Debugging and researching a bug are not very interchangeable.
Debugging is going through your code(using a debugger, running it while printing internal stuff, reviewing the code etc.) trying to find the part of your code that doesn't do what you meant it to do.
Researching is needed when you find a problem in a "black box" - a part of the code you can't probe, either because it's part of the language, or you don't have access to it's source code, or you simply lack the experience/knowledge/time to probe the source code by yourself. When you give that black box input you think is correct and it gives you incorrect output or side-effects, that means that either you don't use it properly or there is a bug in the component itself. At any rate - you need to research it in order to solve it.

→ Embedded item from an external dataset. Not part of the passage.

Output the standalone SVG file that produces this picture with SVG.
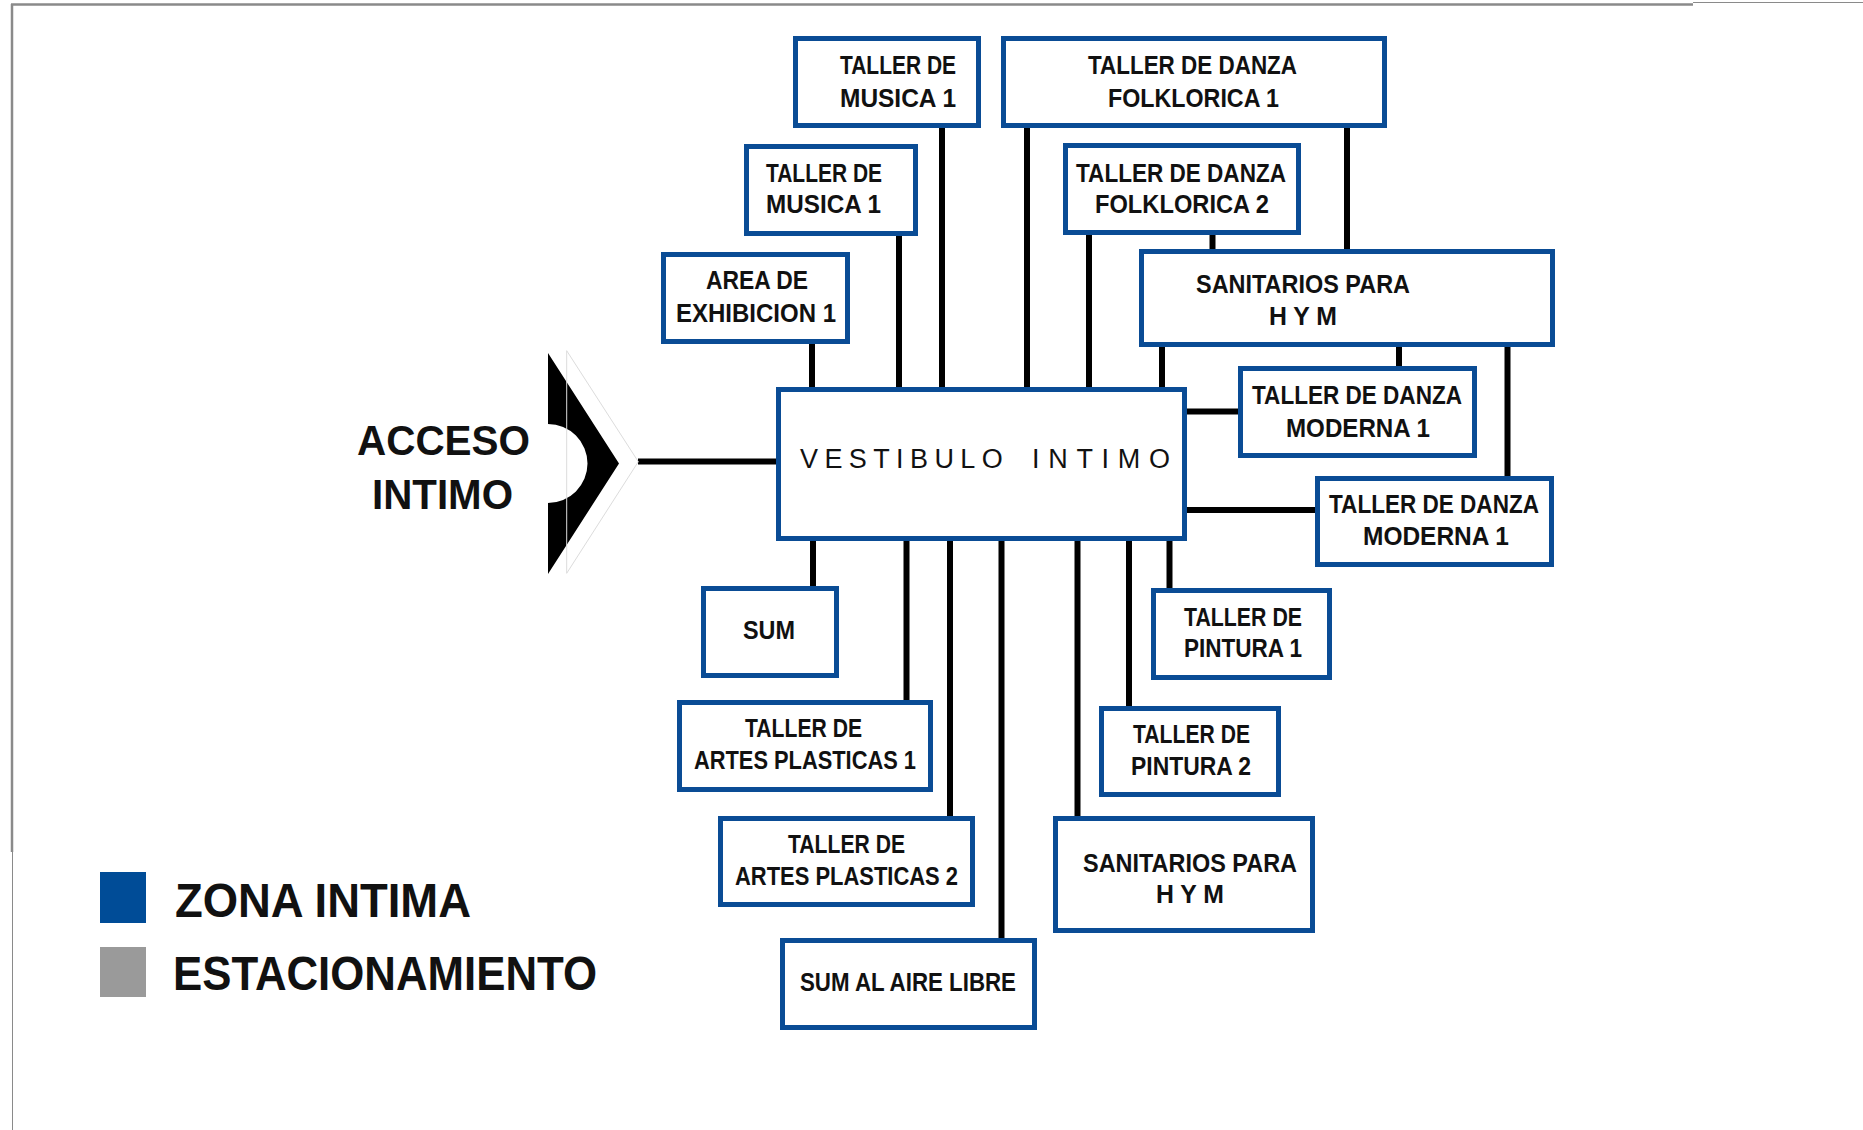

Debugging can not be replaced with researching. Problems that need debugging are usually problems specific to your own code. If your function returns 2
instead of 3
, you can't google the bug because even if you find someone else whose function return 2
instead of 3
it'll probably be because of different reasons. Even if your bug falls into a broader pattern that you can research, you'll often need to do some debugging first to find out which pattern it is, and by doing that you have probably already solved the bug.
Researching can not be replaced with debugging. If you find such a black box you're not going to just throw input at it randomly until you happen to make it work. Since the problem is with something external you can actually look it up. If a function from external library returns 2
instead of 3
, and you find someone else on the internet who has the same problem, it's probably from the same reason, since you both use the same function.
Debugging and researching a bug are not very interchangeable. Which approach you should take(sometimes you'll need both!) depends on the bug at hand, not on some general rule decided beforehand.